**Task brief**
Give an exact transcription of every line, dropping the images.
============
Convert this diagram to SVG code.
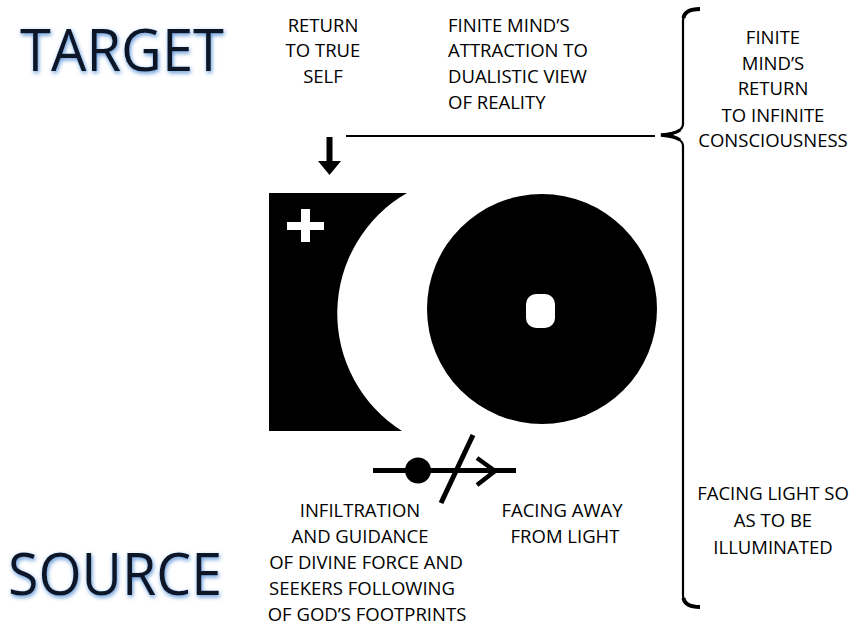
<svg xmlns="http://www.w3.org/2000/svg" width="859" height="626" viewBox="0 0 859 626">
  <defs>
    <filter id="glow" x="-10%" y="-30%" width="120%" height="160%">
      <feGaussianBlur in="SourceAlpha" stdDeviation="2"/>
      <feOffset dx="1" dy="2" result="b"/>
      <feFlood flood-color="#3f7fcf" flood-opacity="0.85"/>
      <feComposite in2="b" operator="in"/>
      <feMerge><feMergeNode/><feMergeNode in="SourceGraphic"/></feMerge>
    </filter>
    <style>
      .t { font-family: "Open Sans", "Liberation Sans", sans-serif; font-size: 18.5px; fill: #000; }
      .c { text-anchor: middle; }
      .title { font-family: "Open Sans", "Liberation Sans", sans-serif; font-size: 58px; fill: #0b1626; filter: url(#glow); }
      .ln { stroke: #000; fill: none; }
    </style>
  </defs>
  <rect width="859" height="626" fill="#fff"/>

  <g id="target-title">
    <text class="title" x="20" y="71" textLength="204" lengthAdjust="spacingAndGlyphs">TARGET</text>
  </g>
  <g id="source-title">
    <text class="title" x="8" y="595" textLength="214" lengthAdjust="spacingAndGlyphs">SOURCE</text>
  </g>

  <g id="return-true-self">
    <text class="t c" x="323" y="32">RETURN</text>
    <text class="t c" x="323" y="57">TO TRUE</text>
    <text class="t c" x="323" y="83">SELF</text>
  </g>

  <g id="finite-attraction">
    <text class="t" x="448" y="32">FINITE MIND’S</text>
    <text class="t" x="448" y="57">ATTRACTION TO</text>
    <text class="t" x="448" y="83">DUALISTIC VIEW</text>
    <text class="t" x="448" y="109">OF REALITY</text>
  </g>

  <g id="finite-return">
    <text class="t c" x="773" y="44">FINITE</text>
    <text class="t c" x="773" y="70">MIND’S</text>
    <text class="t c" x="773" y="95">RETURN</text>
    <text class="t c" x="773" y="122">TO INFINITE</text>
    <text class="t c" x="773" y="147">CONSCIOUSNESS</text>
  </g>

  <g id="facing-light">
    <text class="t c" x="773" y="500">FACING LIGHT SO</text>
    <text class="t c" x="773" y="527">AS TO BE</text>
    <text class="t c" x="773" y="554">ILLUMINATED</text>
  </g>

  <g id="infiltration">
    <text class="t c" x="360" y="517">INFILTRATION</text>
    <text class="t c" x="360" y="543">AND GUIDANCE</text>
    <text class="t c" x="366" y="569">OF DIVINE FORCE AND</text>
    <text class="t c" x="362" y="595">SEEKERS FOLLOWING</text>
    <text class="t c" x="367" y="621">OF GOD’S FOOTPRINTS</text>
  </g>

  <g id="facing-away">
    <text class="t c" x="562" y="517">FACING AWAY</text>
    <text class="t c" x="565" y="543">FROM LIGHT</text>
  </g>

  <g id="crescent-block">
    <path d="M269,193 L407,193 A139,139 0 0 0 402,431 L269,431 Z" fill="#000"/>
    <rect x="287" y="222" width="37" height="8" fill="#fff"/>
    <rect x="301" y="209" width="9" height="33" fill="#fff"/>
  </g>

  <g id="disc">
    <circle cx="542" cy="309" r="115" fill="#000"/>
    <rect x="526" y="294" width="29" height="34" rx="10" fill="#fff"/>
  </g>

  <g id="symbol">
    <line class="ln" x1="373" y1="470.5" x2="516" y2="470.5" stroke-width="5"/>
    <circle cx="418" cy="470.5" r="13" fill="#000"/>
    <line class="ln" x1="473" y1="435" x2="441" y2="503" stroke-width="5"/>
    <polyline class="ln" points="477,458 495,471 477,485" stroke-width="4.5"/>
  </g>

  <g id="connectors">
    <rect x="326.5" y="137" width="6" height="26" fill="#000"/>
    <polygon points="318,161 341,161 329.5,175" fill="#000"/>
    <line class="ln" x1="346" y1="136" x2="655" y2="136" stroke-width="2"/>
    <path class="ln" d="M700,9 Q683,9 683,21 L683,124 Q683,133 661,135 Q683,137 683,146 L683,595 Q683,607 700,607" stroke-width="2.2"/>
    <path class="ln" d="M700,9 Q685,9 683.5,18" stroke-width="4"/>
    <path class="ln" d="M683.5,598 Q685,607 700,607" stroke-width="4"/>
    <path class="ln" d="M680,130 Q675,134 661,135 Q675,136 680,140" stroke-width="3.5"/>
  </g>
</svg>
============
**Written answer**
Convert this diagram to SVG code.
<svg xmlns="http://www.w3.org/2000/svg" width="859" height="626" viewBox="0 0 859 626">
  <defs>
    <filter id="glow" x="-10%" y="-30%" width="120%" height="160%">
      <feGaussianBlur in="SourceAlpha" stdDeviation="2"/>
      <feOffset dx="1" dy="2" result="b"/>
      <feFlood flood-color="#3f7fcf" flood-opacity="0.85"/>
      <feComposite in2="b" operator="in"/>
      <feMerge><feMergeNode/><feMergeNode in="SourceGraphic"/></feMerge>
    </filter>
    <style>
      .t { font-family: "Open Sans", "Liberation Sans", sans-serif; font-size: 18.5px; fill: #000; }
      .c { text-anchor: middle; }
      .title { font-family: "Open Sans", "Liberation Sans", sans-serif; font-size: 58px; fill: #0b1626; filter: url(#glow); }
      .ln { stroke: #000; fill: none; }
    </style>
  </defs>
  <rect width="859" height="626" fill="#fff"/>

  <g id="target-title">
    <text class="title" x="20" y="71" textLength="204" lengthAdjust="spacingAndGlyphs">TARGET</text>
  </g>
  <g id="source-title">
    <text class="title" x="8" y="595" textLength="214" lengthAdjust="spacingAndGlyphs">SOURCE</text>
  </g>

  <g id="return-true-self">
    <text class="t c" x="323" y="32">RETURN</text>
    <text class="t c" x="323" y="57">TO TRUE</text>
    <text class="t c" x="323" y="83">SELF</text>
  </g>

  <g id="finite-attraction">
    <text class="t" x="448" y="32">FINITE MIND’S</text>
    <text class="t" x="448" y="57">ATTRACTION TO</text>
    <text class="t" x="448" y="83">DUALISTIC VIEW</text>
    <text class="t" x="448" y="109">OF REALITY</text>
  </g>

  <g id="finite-return">
    <text class="t c" x="773" y="44">FINITE</text>
    <text class="t c" x="773" y="70">MIND’S</text>
    <text class="t c" x="773" y="95">RETURN</text>
    <text class="t c" x="773" y="122">TO INFINITE</text>
    <text class="t c" x="773" y="147">CONSCIOUSNESS</text>
  </g>

  <g id="facing-light">
    <text class="t c" x="773" y="500">FACING LIGHT SO</text>
    <text class="t c" x="773" y="527">AS TO BE</text>
    <text class="t c" x="773" y="554">ILLUMINATED</text>
  </g>

  <g id="infiltration">
    <text class="t c" x="360" y="517">INFILTRATION</text>
    <text class="t c" x="360" y="543">AND GUIDANCE</text>
    <text class="t c" x="366" y="569">OF DIVINE FORCE AND</text>
    <text class="t c" x="362" y="595">SEEKERS FOLLOWING</text>
    <text class="t c" x="367" y="621">OF GOD’S FOOTPRINTS</text>
  </g>

  <g id="facing-away">
    <text class="t c" x="562" y="517">FACING AWAY</text>
    <text class="t c" x="565" y="543">FROM LIGHT</text>
  </g>

  <g id="crescent-block">
    <path d="M269,193 L407,193 A139,139 0 0 0 402,431 L269,431 Z" fill="#000"/>
    <rect x="287" y="222" width="37" height="8" fill="#fff"/>
    <rect x="301" y="209" width="9" height="33" fill="#fff"/>
  </g>

  <g id="disc">
    <circle cx="542" cy="309" r="115" fill="#000"/>
    <rect x="526" y="294" width="29" height="34" rx="10" fill="#fff"/>
  </g>

  <g id="symbol">
    <line class="ln" x1="373" y1="470.5" x2="516" y2="470.5" stroke-width="5"/>
    <circle cx="418" cy="470.5" r="13" fill="#000"/>
    <line class="ln" x1="473" y1="435" x2="441" y2="503" stroke-width="5"/>
    <polyline class="ln" points="477,458 495,471 477,485" stroke-width="4.5"/>
  </g>

  <g id="connectors">
    <rect x="326.5" y="137" width="6" height="26" fill="#000"/>
    <polygon points="318,161 341,161 329.5,175" fill="#000"/>
    <line class="ln" x1="346" y1="136" x2="655" y2="136" stroke-width="2"/>
    <path class="ln" d="M700,9 Q683,9 683,21 L683,124 Q683,133 661,135 Q683,137 683,146 L683,595 Q683,607 700,607" stroke-width="2.2"/>
    <path class="ln" d="M700,9 Q685,9 683.5,18" stroke-width="4"/>
    <path class="ln" d="M683.5,598 Q685,607 700,607" stroke-width="4"/>
    <path class="ln" d="M680,130 Q675,134 661,135 Q675,136 680,140" stroke-width="3.5"/>
  </g>
</svg>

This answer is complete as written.